====== DATA SUPPLIED

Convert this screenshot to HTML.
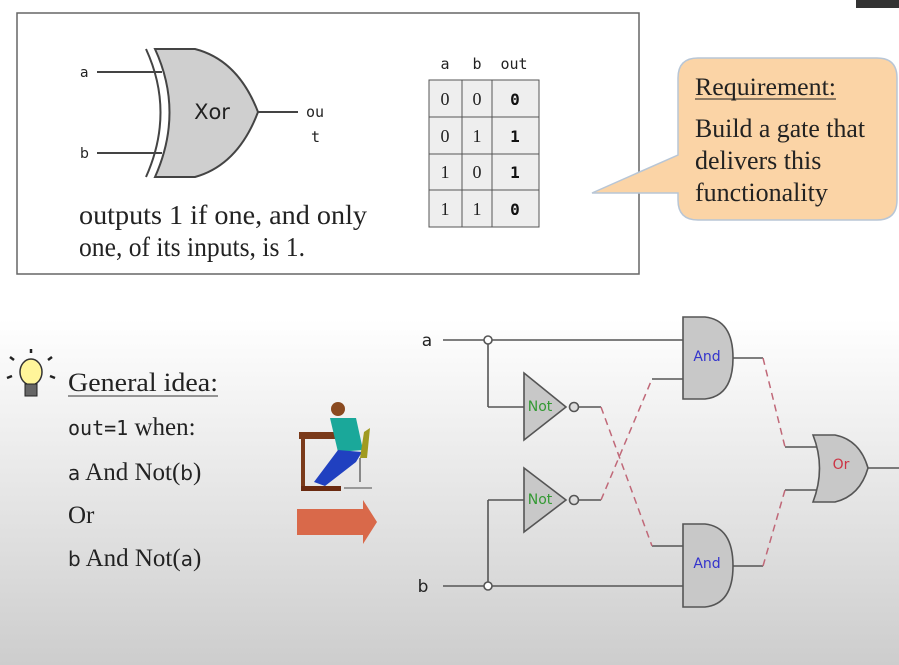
<!DOCTYPE html>
<html><head><meta charset="utf-8"><style>
html,body{margin:0;padding:0;width:899px;height:665px;overflow:hidden;background:#fff}
svg{display:block}
.tm{font-family:"Liberation Serif",serif;fill:#222}
.mono{font-family:"DejaVu Sans Mono","Liberation Mono",monospace}
.sans{font-family:"DejaVu Sans","Liberation Sans",sans-serif}
</style></head><body>
<svg width="899" height="665" viewBox="0 0 899 665" xmlns="http://www.w3.org/2000/svg">
<defs>
<linearGradient id="bg" x1="0" y1="0" x2="0" y2="1">
<stop offset="0" stop-color="#ffffff"/><stop offset="0.48" stop-color="#ffffff"/><stop offset="1" stop-color="#cdcdcd"/>
</linearGradient>
</defs>
<rect width="899" height="665" fill="url(#bg)"/>
<rect x="856" y="0" width="43" height="8" fill="#333"/>

<g>
<rect x="17" y="13" width="622" height="261" fill="#fff" stroke="#666" stroke-width="1.5"/>
<g stroke="#444" stroke-width="2">
<line x1="97" y1="72" x2="162" y2="72"/>
<line x1="97" y1="153" x2="162" y2="153"/>
<line x1="258" y1="112" x2="298" y2="112"/>
<path d="M146 49 Q175 112 146 177" fill="none"/>
<path d="M155 49 L195 49 Q238 60 258 112 Q238 165 195 177 L155 177 Q184 112 155 49 Z" fill="#cfcfcf"/>
</g>
<text x="212" y="119" text-anchor="middle" class="sans" font-size="21" fill="#222">Xor</text>
<text x="80" y="77" class="sans" font-size="14" fill="#222">a</text>
<text x="80" y="158" class="sans" font-size="14" fill="#222">b</text>
<text x="306" y="117" class="mono" font-size="15" fill="#222">ou</text>
<text x="311" y="142" class="mono" font-size="15" fill="#222">t</text>
<text x="79" y="224" class="tm" font-size="27" textLength="288" lengthAdjust="spacingAndGlyphs">outputs 1 if one, and only</text>
<text x="79" y="256" class="tm" font-size="27" textLength="226" lengthAdjust="spacingAndGlyphs">one, of its inputs, is 1.</text>
<g font-size="15">
<text x="445" y="69" text-anchor="middle" class="mono" fill="#222">a</text>
<text x="477" y="69" text-anchor="middle" class="mono" fill="#222">b</text>
<text x="514" y="69" text-anchor="middle" class="mono" fill="#222">out</text>
<rect x="429" y="80" width="110" height="147" fill="#eee" stroke="#555" stroke-width="1"/>
<line x1="462" y1="80" x2="462" y2="227" stroke="#555"/>
<line x1="492" y1="80" x2="492" y2="227" stroke="#555"/>
<line x1="429" y1="117" x2="539" y2="117" stroke="#555"/>
<line x1="429" y1="154" x2="539" y2="154" stroke="#555"/>
<line x1="429" y1="190" x2="539" y2="190" stroke="#555"/>
<g class="tm" font-size="18" text-anchor="middle">
<text x="445" y="105">0</text><text x="477" y="105">0</text>
<text x="445" y="142">0</text><text x="477" y="142">1</text>
<text x="445" y="178">1</text><text x="477" y="178">0</text>
<text x="445" y="215">1</text><text x="477" y="215">1</text>
</g>
<g class="mono" font-size="16" font-weight="bold" text-anchor="middle" fill="#111">
<text x="515" y="105">0</text><text x="515" y="142">1</text><text x="515" y="178">1</text><text x="515" y="215">0</text>
</g>
</g>
</g>

<g>
<path d="M698 58 L877 58 Q897 58 897 78 L897 200 Q897 220 877 220 L698 220 Q678 220 678 200 L678 193 L592 193 L678 155 L678 78 Q678 58 698 58 Z" fill="#fbd4a6" stroke="#b8c6d6" stroke-width="1.5"/>
<text x="695" y="95" class="tm" font-size="25" textLength="141" lengthAdjust="spacingAndGlyphs">Requirement:</text>
<line x1="695" y1="99" x2="836" y2="99" stroke="#222" stroke-width="1"/>
<text x="695" y="137" class="tm" font-size="26" textLength="170" lengthAdjust="spacingAndGlyphs">Build a gate that</text>
<text x="695" y="169" class="tm" font-size="26">delivers this</text>
<text x="695" y="201" class="tm" font-size="26">functionality</text>
</g>

<g>
<ellipse cx="31" cy="372" rx="11" ry="13" fill="#fff59a" stroke="#333" stroke-width="1.5"/>
<rect x="25" y="384" width="12" height="12" fill="#666" stroke="#222"/>
<g stroke="#222" stroke-width="2.5"><line x1="31" y1="349" x2="31" y2="353"/><line x1="14" y1="360" x2="10" y2="357"/><line x1="48" y1="360" x2="52" y2="357"/><line x1="12" y1="376" x2="7" y2="378"/><line x1="50" y1="376" x2="55" y2="378"/></g>
</g>
<text x="68" y="391" class="tm" font-size="26" fill="#333" textLength="150" lengthAdjust="spacingAndGlyphs">General idea:</text>
<line x1="68" y1="396" x2="218" y2="396" stroke="#333" stroke-width="1"/>
<text x="68" y="435" font-size="25" class="tm"><tspan class="mono" font-size="20">out=1</tspan> when:</text>
<text x="68" y="480" font-size="25" class="tm"><tspan class="sans" font-size="20">a</tspan> And Not(<tspan class="sans" font-size="20">b</tspan>)</text>
<text x="68" y="523" font-size="25" class="tm">Or</text>
<text x="68" y="566" font-size="25" class="tm"><tspan class="sans" font-size="20">b</tspan> And Not(<tspan class="sans" font-size="20">a</tspan>)</text>

<g>
<rect x="299" y="432" width="42" height="7" fill="#7a3a1a"/>
<rect x="301" y="439" width="4" height="50" fill="#7a3a1a"/>
<rect x="301" y="486" width="40" height="5" fill="#6a2a10"/>
<circle cx="338" cy="409" r="7" fill="#8a4a20"/>
<path d="M330 418 L356 418 L363 450 L338 452 Z" fill="#1aa89a"/>
<path d="M338 450 L362 452 L356 462 L325 486 L314 482 Z" fill="#2040c0"/>
<path d="M364 432 L370 428 L367 458 L360 458 Z" fill="#a09a20"/>
<line x1="360" y1="458" x2="360" y2="482" stroke="#888" stroke-width="2"/>
<line x1="344" y1="488" x2="372" y2="488" stroke="#999" stroke-width="2"/>
</g>
<path d="M297 509 L363 509 L363 500 L377 522 L363 544 L363 535 L297 535 Z" fill="#d9694a"/>

<g stroke="#555" stroke-width="1.6" fill="none">
<line x1="443" y1="340" x2="683" y2="340"/>
<line x1="488" y1="340" x2="488" y2="407"/>
<line x1="488" y1="407" x2="524" y2="407"/>
<line x1="443" y1="586" x2="683" y2="586"/>
<line x1="488" y1="500" x2="488" y2="586"/>
<line x1="488" y1="500" x2="524" y2="500"/>
<line x1="578" y1="407" x2="601" y2="407"/>
<line x1="578" y1="500" x2="601" y2="500"/>
<line x1="652" y1="379" x2="683" y2="379"/>
<line x1="652" y1="546" x2="683" y2="546"/>
<line x1="733" y1="358" x2="763" y2="358"/>
<line x1="733" y1="566" x2="763" y2="566"/>
<line x1="785" y1="447" x2="818" y2="447"/>
<line x1="785" y1="490" x2="818" y2="490"/>
<line x1="868" y1="468" x2="899" y2="468"/>
<circle cx="488" cy="340" r="4" fill="#fff"/>
<circle cx="488" cy="586" r="4" fill="#fff"/>
<path d="M524 373 L566 407 L524 440 Z" fill="#c8c8c8"/>
<circle cx="574" cy="407" r="4.5" fill="#ddd"/>
<path d="M524 468 L566 500 L524 532 Z" fill="#c8c8c8"/>
<circle cx="574" cy="500" r="4.5" fill="#ddd"/>
<path d="M683 317 L705 317 Q733 320 733 358 Q733 396 705 399 L683 399 Z" fill="#c8c8c8"/>
<path d="M683 524 L705 524 Q733 527 733 566 Q733 604 705 607 L683 607 Z" fill="#c8c8c8"/>
<path d="M813 435 L835 435 Q860 440 868 468 Q860 496 835 502 L813 502 Q826 468 813 435 Z" fill="#c8c8c8"/>
</g>
<g stroke="#c06878" stroke-width="1.5" stroke-dasharray="7,5" fill="none">
<line x1="601" y1="407" x2="652" y2="546"/>
<line x1="601" y1="500" x2="652" y2="379"/>
<line x1="763" y1="358" x2="785" y2="447"/>
<line x1="763" y1="566" x2="785" y2="490"/>
</g>
<text x="427" y="346" text-anchor="middle" class="sans" font-size="17" fill="#222">a</text>
<text x="423" y="592" text-anchor="middle" class="sans" font-size="17" fill="#222">b</text>
<g class="sans" font-size="14" text-anchor="middle">
<text x="540" y="411" fill="#339933">Not</text>
<text x="540" y="504" fill="#339933">Not</text>
<text x="707" y="361" fill="#3333cc">And</text>
<text x="707" y="568" fill="#3333cc">And</text>
<text x="841" y="469" fill="#cc3344">Or</text>
</g>
</svg>
</body></html>
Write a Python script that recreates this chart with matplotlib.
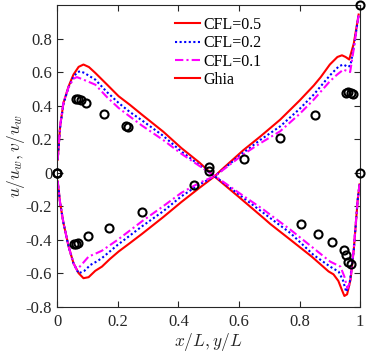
import numpy as np
import matplotlib.pyplot as plt

plt.rcParams['font.family'] = ['Liberation Serif', 'DejaVu Serif']
plt.rcParams['mathtext.fontset'] = 'cm'

# u along vertical centreline (x axis = y/L)
u05_x = [0.002, 0.01, 0.021, 0.038, 0.054, 0.071, 0.087, 0.104, 0.126, 0.148, 0.174, 0.203, 0.24, 0.28,
         0.35, 0.41, 0.47, 0.521, 0.538, 0.615, 0.67, 0.736, 0.80, 0.847, 0.87, 0.90, 0.925, 0.94,
         0.952, 0.964, 0.979, 0.995]
u05_y = [-0.052, -0.181, -0.30, -0.44, -0.539, -0.599, -0.629, -0.623, -0.585, -0.56, -0.515, -0.47,
         -0.42, -0.365, -0.265, -0.175, -0.09, -0.02, 0.01, 0.135, 0.215, 0.316, 0.43, 0.52, 0.57,
         0.645, 0.69, 0.70, 0.69, 0.675, 0.77, 0.943]

u02_x = [0.002, 0.01, 0.021, 0.038, 0.054, 0.071, 0.09, 0.11, 0.13, 0.148, 0.2, 0.24, 0.28, 0.35,
         0.41, 0.47, 0.521, 0.615, 0.67, 0.736, 0.80, 0.847, 0.90, 0.93, 0.945, 0.96, 0.968, 0.98, 0.995]
u02_y = [-0.05, -0.18, -0.30, -0.44, -0.54, -0.60, -0.585, -0.55, -0.53, -0.509, -0.43, -0.375,
         -0.32, -0.23, -0.141, -0.07, -0.02, 0.12, 0.195, 0.276, 0.38, 0.466, 0.58, 0.635, 0.645,
         0.63, 0.64, 0.76, 0.94]

u01_x = [0.002, 0.01, 0.021, 0.038, 0.054, 0.065, 0.08, 0.104, 0.13, 0.148, 0.2, 0.24, 0.28, 0.35,
         0.41, 0.47, 0.521, 0.615, 0.67, 0.736, 0.80, 0.847, 0.90, 0.924, 0.945, 0.958, 0.967, 0.98, 0.995]
u01_y = [-0.05, -0.18, -0.30, -0.44, -0.54, -0.579, -0.55, -0.50, -0.48, -0.465, -0.40, -0.345,
         -0.29, -0.20, -0.12, -0.06, -0.02, 0.11, 0.175, 0.247, 0.35, 0.436, 0.545, 0.585, 0.615,
         0.605, 0.60, 0.75, 0.94]

# v along horizontal centreline (x axis = x/L)
v05_x = [0.002, 0.01, 0.021, 0.038, 0.054, 0.071, 0.087, 0.105, 0.126, 0.165, 0.203, 0.24, 0.28,
         0.35, 0.41, 0.47, 0.521, 0.6, 0.681, 0.703, 0.77, 0.84, 0.896, 0.912, 0.928, 0.94, 0.948,
         0.957, 0.968, 0.979, 0.992, 0.998]
v05_y = [0.078, 0.276, 0.416, 0.515, 0.585, 0.631, 0.645, 0.63, 0.595, 0.525, 0.456, 0.405, 0.346,
         0.245, 0.147, 0.06, -0.025, -0.145, -0.27, -0.305, -0.40, -0.50, -0.589, -0.606, -0.645,
         -0.70, -0.735, -0.725, -0.64, -0.46, -0.16, -0.07]

v02_x = [0.002, 0.01, 0.021, 0.038, 0.054, 0.066, 0.076, 0.09, 0.105, 0.126, 0.165, 0.203, 0.24,
         0.28, 0.35, 0.41, 0.47, 0.521, 0.6, 0.681, 0.703, 0.77, 0.846, 0.901, 0.915, 0.929, 0.943,
         0.954, 0.965, 0.979, 0.992, 0.998]
v02_y = [0.078, 0.27, 0.41, 0.51, 0.57, 0.598, 0.605, 0.595, 0.578, 0.555, 0.48, 0.416, 0.362,
         0.312, 0.22, 0.127, 0.045, -0.022, -0.13, -0.24, -0.27, -0.36, -0.49, -0.56, -0.575, -0.59,
         -0.64, -0.71, -0.665, -0.46, -0.16, -0.07]

v01_x = [0.002, 0.01, 0.021, 0.038, 0.054, 0.065, 0.08, 0.1, 0.126, 0.165, 0.203, 0.24, 0.28, 0.35,
         0.41, 0.47, 0.521, 0.6, 0.681, 0.703, 0.77, 0.846, 0.901, 0.935, 0.948, 0.958, 0.968, 0.979,
         0.992, 0.998]
v01_y = [0.078, 0.28, 0.42, 0.51, 0.56, 0.57, 0.56, 0.545, 0.525, 0.45, 0.386, 0.335, 0.281, 0.195,
         0.113, 0.04, -0.02, -0.12, -0.22, -0.25, -0.34, -0.45, -0.53, -0.56, -0.62, -0.69, -0.645,
         -0.45, -0.16, -0.07]

# Ghia et al. reference data
ghia_uy = [1.0, 0.9766, 0.9688, 0.9609, 0.9531, 0.8516, 0.7344, 0.6172, 0.5, 0.4531, 0.2813,
           0.1719, 0.1016, 0.0703, 0.0625, 0.0547, 0.0]
ghia_u = [1.0, 0.47221, 0.47783, 0.48070, 0.47804, 0.34635, 0.20673, 0.08344, 0.03111, -0.07540,
          -0.23186, -0.32709, -0.38000, -0.41657, -0.42537, -0.42735, 0.0]
ghia_vx = [1.0, 0.9688, 0.9609, 0.9531, 0.9453, 0.9063, 0.8594, 0.8047, 0.5, 0.2344, 0.2266,
           0.1563, 0.0938, 0.0781, 0.0703, 0.0625, 0.0]
ghia_v = [0.0, -0.54302, -0.52987, -0.49099, -0.45863, -0.41496, -0.36737, -0.30719, 0.00831,
          0.27224, 0.28003, 0.35070, 0.41487, 0.43124, 0.43733, 0.43983, 0.0]

labels = ['CFL=0.5', 'CFL=0.2', 'CFL=0.1', 'Ghia']

fig = plt.figure(figsize=(3.66, 3.56), dpi=100)
ax = fig.add_axes([0.156, 0.138, 0.828, 0.848])

lw = 1.5
dot = (0, (1, 1.2))
dashdot = (0, (4, 1.5, 1, 1.5))
h1, = ax.plot(u05_x, u05_y, '-', color='red', lw=lw)
h2, = ax.plot(u02_x, u02_y, ls=dot, color='blue', lw=lw)
h3, = ax.plot(u01_x, u01_y, ls=dashdot, color='magenta', lw=lw)
h4, = ax.plot(v05_x, v05_y, '-', color='red', lw=lw)
ax.plot(v02_x, v02_y, ls=dot, color='blue', lw=lw)
ax.plot(v01_x, v01_y, ls=dashdot, color='magenta', lw=lw)

ax.plot(ghia_uy, ghia_u, 'o', mfc='none', mec='black', ms=5.8, mew=1.5, clip_on=False, zorder=5)
ax.plot(ghia_vx, ghia_v, 'o', mfc='none', mec='black', ms=5.8, mew=1.5, clip_on=False, zorder=5)

ax.set_xlim(0, 1)
ax.set_ylim(-0.8, 1.0)
ax.set_xticks([0, 0.2, 0.4, 0.6, 0.8, 1])
ax.set_xticklabels(['0', '0.2', '0.4', '0.6', '0.8', '1'])
ax.set_yticks([-0.8, -0.6, -0.4, -0.2, 0, 0.2, 0.4, 0.6, 0.8])
ax.set_yticklabels(['-0.8', '-0.6', '-0.4', '-0.2', '0', '0.2', '0.4', '0.6', '0.8'])

for s in ax.spines.values():
    s.set_color('#262626')
    s.set_linewidth(0.8)
ax.tick_params(direction='in', top=True, right=True, length=4, width=0.8,
               color='#262626', labelsize=12, labelcolor='#262626')
ax.tick_params(axis='x', pad=5)
ax.tick_params(axis='y', pad=3.5)

ax.set_xlabel(r'$x/L, y/L$', fontsize=12.5, color='#262626', labelpad=1)
ax.set_ylabel(r'$u/u_w, v/u_w$', fontsize=12.5, color='#262626', labelpad=-1)

ax.legend([h1, h2, h3, h4], labels, loc='upper left', bbox_to_anchor=(0.455, 0.975),
          bbox_transform=fig.transFigure, frameon=False, fontsize=11.5,
          handlelength=1.6, handletextpad=0.2, labelspacing=0.15, borderpad=0)

fig.savefig('out.png', dpi=100)
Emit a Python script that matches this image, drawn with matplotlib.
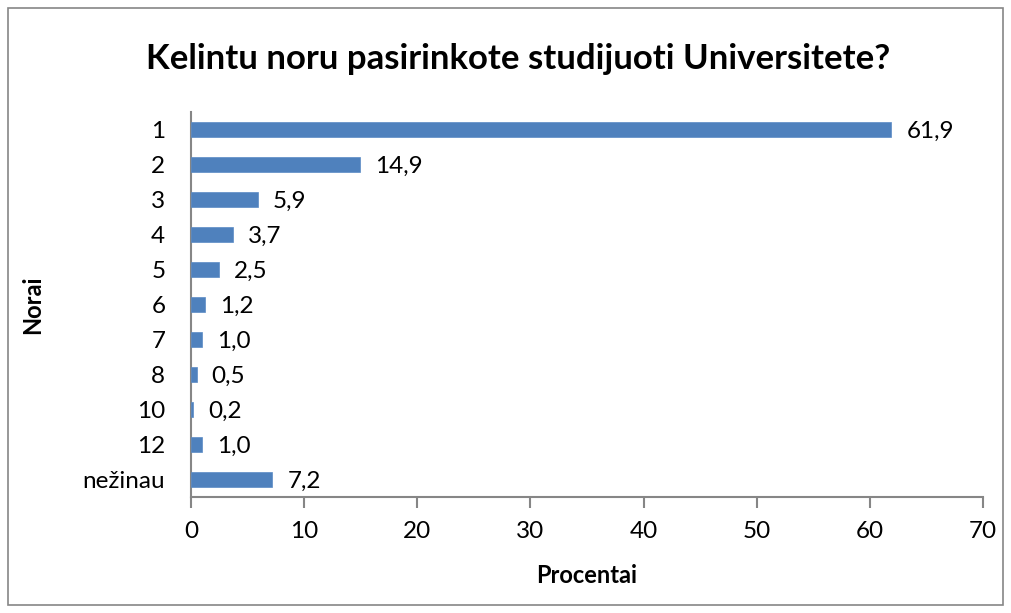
import matplotlib
matplotlib.use('Agg')
import matplotlib.pyplot as plt
from matplotlib.patches import Rectangle

categories = ['1', '2', '3', '4', '5', '6', '7', '8', '10', '12', 'nežinau']
values = [61.9, 14.9, 5.9, 3.7, 2.5, 1.2, 1.0, 0.5, 0.2, 1.0, 7.2]
xticks = [0, 10, 20, 30, 40, 50, 60, 70]

plt.rcParams['font.family'] = ['Lato', 'DejaVu Sans']

W, H = 1011, 613
fig = plt.figure(figsize=(W / 100, H / 100), dpi=100)
fig.patch.set_facecolor('white')
ax = fig.add_axes([191 / W, 1 - 497 / H, (983 - 191) / W, (497 - 112) / H])

ypos = list(range(len(categories)))
ax.barh(ypos, values, height=0.42, color='#4F81BD', edgecolor='#5B8BC5', lw=0.5, zorder=3)
for y, v in zip(ypos, values):
    ax.text(v + 15 / (792 / 70), y + 0.05, f'{v:.1f}'.replace('.', ','),
            va='center', ha='left', fontsize=17.5, color='black')

ax.set_ylim(len(categories) - 0.5, -0.5)
ax.set_xlim(0, 70)
ax.set_yticks(ypos)
ax.set_yticklabels(categories, fontsize=17.5)
ax.set_xticks(xticks)
ax.set_xticklabels([str(t) for t in xticks], fontsize=17.5)
ax.tick_params(axis='y', length=0, pad=18.5)
ax.tick_params(axis='x', length=8, width=1.5, color='#868686', pad=9)

for s in ['top', 'right']:
    ax.spines[s].set_visible(False)
for s in ['left', 'bottom']:
    ax.spines[s].set_color('#868686')
    ax.spines[s].set_linewidth(1.5)

ax.set_xlabel('Procentai', fontsize=17, fontweight='bold')
ax.set_ylabel('Norai', fontsize=17, fontweight='bold')
ax.yaxis.set_label_coords(-(191 - 44) / (983 - 191), 0.5)
ax.xaxis.set_label_coords(0.5, -(564 - 497) / (497 - 112))

fig.text(518 / W, 1 - 59 / H, 'Kelintu noru pasirinkote studijuoti Universitete?',
         ha='center', va='center', fontsize=25, fontweight='bold')

fig.add_artist(Rectangle((8 / W, 8 / H), (W - 16) / W, (H - 16) / H,
                         transform=fig.transFigure, fill=False,
                         edgecolor='#868686', lw=1.2))

fig.savefig('out.png', dpi=100, facecolor='white')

============

WORK INSTRUCTIONS
Could you quote, word for word, only the lines from the one containing "Write a Python" through the one containing "0.605, 0.60, 0.75, 0.94]", both included, and leave out any pictures?

TASK OUTPUT
Write a Python script that recreates this chart with matplotlib.
import numpy as np
import matplotlib.pyplot as plt

plt.rcParams['font.family'] = ['Liberation Serif', 'DejaVu Serif']
plt.rcParams['mathtext.fontset'] = 'cm'

# u along vertical centreline (x axis = y/L)
u05_x = [0.002, 0.01, 0.021, 0.038, 0.054, 0.071, 0.087, 0.104, 0.126, 0.148, 0.174, 0.203, 0.24, 0.28,
         0.35, 0.41, 0.47, 0.521, 0.538, 0.615, 0.67, 0.736, 0.80, 0.847, 0.87, 0.90, 0.925, 0.94,
         0.952, 0.964, 0.979, 0.995]
u05_y = [-0.052, -0.181, -0.30, -0.44, -0.539, -0.599, -0.629, -0.623, -0.585, -0.56, -0.515, -0.47,
         -0.42, -0.365, -0.265, -0.175, -0.09, -0.02, 0.01, 0.135, 0.215, 0.316, 0.43, 0.52, 0.57,
         0.645, 0.69, 0.70, 0.69, 0.675, 0.77, 0.943]

u02_x = [0.002, 0.01, 0.021, 0.038, 0.054, 0.071, 0.09, 0.11, 0.13, 0.148, 0.2, 0.24, 0.28, 0.35,
         0.41, 0.47, 0.521, 0.615, 0.67, 0.736, 0.80, 0.847, 0.90, 0.93, 0.945, 0.96, 0.968, 0.98, 0.995]
u02_y = [-0.05, -0.18, -0.30, -0.44, -0.54, -0.60, -0.585, -0.55, -0.53, -0.509, -0.43, -0.375,
         -0.32, -0.23, -0.141, -0.07, -0.02, 0.12, 0.195, 0.276, 0.38, 0.466, 0.58, 0.635, 0.645,
         0.63, 0.64, 0.76, 0.94]

u01_x = [0.002, 0.01, 0.021, 0.038, 0.054, 0.065, 0.08, 0.104, 0.13, 0.148, 0.2, 0.24, 0.28, 0.35,
         0.41, 0.47, 0.521, 0.615, 0.67, 0.736, 0.80, 0.847, 0.90, 0.924, 0.945, 0.958, 0.967, 0.98, 0.995]
u01_y = [-0.05, -0.18, -0.30, -0.44, -0.54, -0.579, -0.55, -0.50, -0.48, -0.465, -0.40, -0.345,
         -0.29, -0.20, -0.12, -0.06, -0.02, 0.11, 0.175, 0.247, 0.35, 0.436, 0.545, 0.585, 0.615,
         0.605, 0.60, 0.75, 0.94]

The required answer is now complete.